Steps to Reproduction

Adding a link to "websites," for example theprotocol.it or the one that is given in the documentation link theprotocol.it from the documentation
Running the script

Expected Behavior
Scraping jobs from theprotocol.it

Additional Information
I was scraping job listings into a google sheet.
Scraping from other sites worked fine, only with theprotocol.it there was a loop and the listings would not add to the google sheet.

Kacper Włodarczyk · Answer 1 · Tue Apr 16 2024 01:10:19 GMT+0800 (China Standard Time)

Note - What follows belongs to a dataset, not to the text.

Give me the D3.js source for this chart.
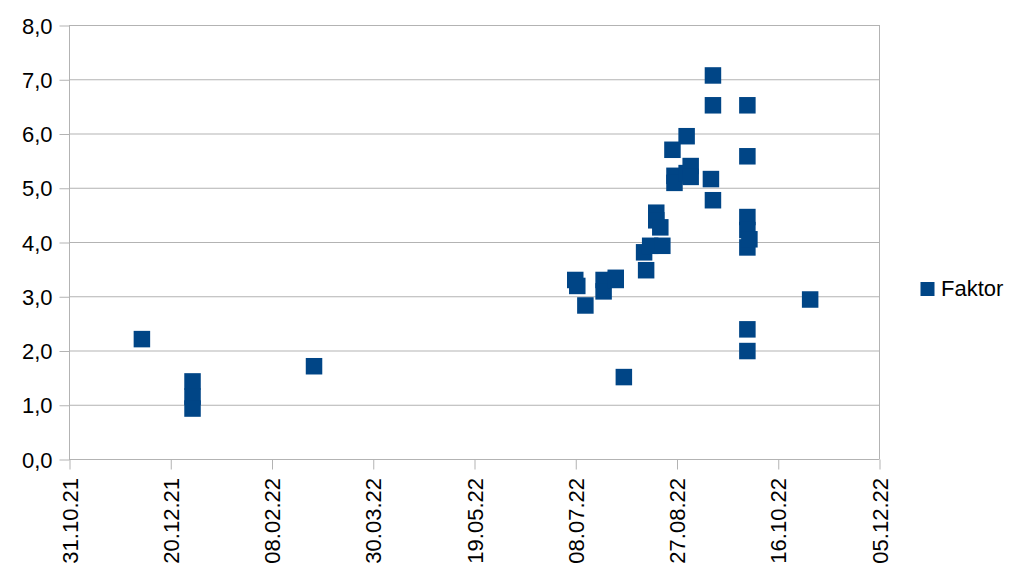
<!DOCTYPE html>
<html><head><meta charset="utf-8">
<script src="https://cdn.jsdelivr.net/npm/d3@7"></script>
<style>body{margin:0;background:#fff}svg{display:block}text{font-family:"Liberation Sans",Arial,sans-serif;fill:#000}</style>
</head><body><svg id="c" width="1028" height="579"></svg>
<script>
const dates = ["06.12.21","31.12.21","31.12.21","31.12.21","01.03.22",
"08.07.22","09.07.22","13.07.22","22.07.22","22.07.22","28.07.22","28.07.22","01.08.22",
"11.08.22","12.08.22","14.08.22","17.08.22","17.08.22","19.08.22","20.08.22",
"25.08.22","26.08.22","26.08.22","01.09.22","01.09.22","03.09.22","03.09.22",
"13.09.22","14.09.22","14.09.22","14.09.22",
"01.10.22","01.10.22","01.10.22","01.10.22","01.10.22","02.10.22","01.10.22","01.10.22","01.11.22"];
const values = [2.21,1.43,1.15,0.93,1.71,
3.30,3.19,2.83,3.30,3.09,3.34,3.30,1.51,
3.81,3.48,3.93,4.54,4.40,4.27,3.93,
5.70,5.22,5.09,5.95,5.27,5.40,5.20,
5.16,4.77,7.07,6.52,
6.52,5.58,4.46,4.22,3.90,4.05,2.39,1.99,2.94];
const xTickLabels = ["31.10.21","20.12.21","08.02.22","30.03.22","19.05.22","08.07.22","27.08.22","16.10.22","05.12.22"];
const yTickValues = [0,1,2,3,4,5,6,7,8];
const seriesName = "Faktor";

const parse = d3.timeParse("%d.%m.%y");
const fmtY = v => d3.format(".1f")(v).replace(".", ",");
const svg = d3.select("#c");
const L = 69, R = 879, T = 25, B = 459;
const FS = 22;
const x = d3.scaleTime().domain([parse(xTickLabels[0]), parse(xTickLabels[xTickLabels.length-1])]).range([L, R]);
const y = d3.scaleLinear().domain([0, 8]).range([B, T]);
const grid = "#b3b3b3";

// gridlines
svg.append("g").selectAll("line").data(yTickValues).join("line")
  .attr("x1", L).attr("x2", R).attr("y1", d => y(d)+0.5).attr("y2", d => y(d)+0.5)
  .attr("stroke", grid).attr("stroke-width", 1);
// right border
svg.append("line").attr("x1", R+0.5).attr("x2", R+0.5).attr("y1", T).attr("y2", B).attr("stroke", grid);

// y axis
const ya = svg.append("g").attr("transform", `translate(${L+0.5},0.5)`)
  .call(d3.axisLeft(y).tickValues(yTickValues).tickFormat(fmtY).tickSize(10).tickPadding(7));
ya.select(".domain").attr("stroke", grid).attr("d", `M0,${T}V${B}`);
ya.selectAll(".tick line").attr("stroke", grid);
ya.selectAll(".tick text").attr("font-size", FS).attr("font-family", "Liberation Sans").attr("fill", "#000").attr("dy", "0.35em");

// x axis
const xa = svg.append("g").attr("transform", `translate(0.5,${B+0.5})`)
  .call(d3.axisBottom(x).tickValues(xTickLabels.map(parse)).tickFormat((d,i) => xTickLabels[i]).tickSize(10));
xa.select(".domain").attr("stroke", grid).attr("d", `M${L},0H${R}`);
xa.selectAll(".tick line").attr("stroke", grid);
xa.selectAll(".tick text").attr("font-size", FS).attr("font-family", "Liberation Sans").attr("fill", "#000")
  .attr("transform", "rotate(-90)").attr("text-anchor", "end").attr("x", -18.5).attr("y", 0).attr("dy", "0.35em");

// points
const s = 16.5;
svg.append("g").selectAll("rect").data(dates.map((d,i) => ({d: parse(d), v: values[i]}))).join("rect")
  .attr("x", d => x(d.d) - s/2).attr("y", d => y(d.v) - s/2).attr("width", s).attr("height", s)
  .attr("fill", "#004586");

// legend
svg.append("rect").attr("x", 920.5).attr("y", 282).attr("width", 14).attr("height", 14).attr("fill", "#004586");
svg.append("text").attr("x", 941).attr("y", 296).attr("font-size", FS).text(seriesName);
</script></body></html>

This is a problem with pagination.

For example, go to this link https://theprotocol.it/filtry/trainee,assistant,junior;p/krakow;wp/zdalna,stacjonarna,hybrydowa;rw
and click on the first offer from the list and then copy the url

Offers view should looks like this

Sebastian Ślęzak · Answer 2 · Tue Apr 16 2024 02:23:24 GMT+0800 (China Standard Time)

After following the steps you indicated, everything scrapes correctly.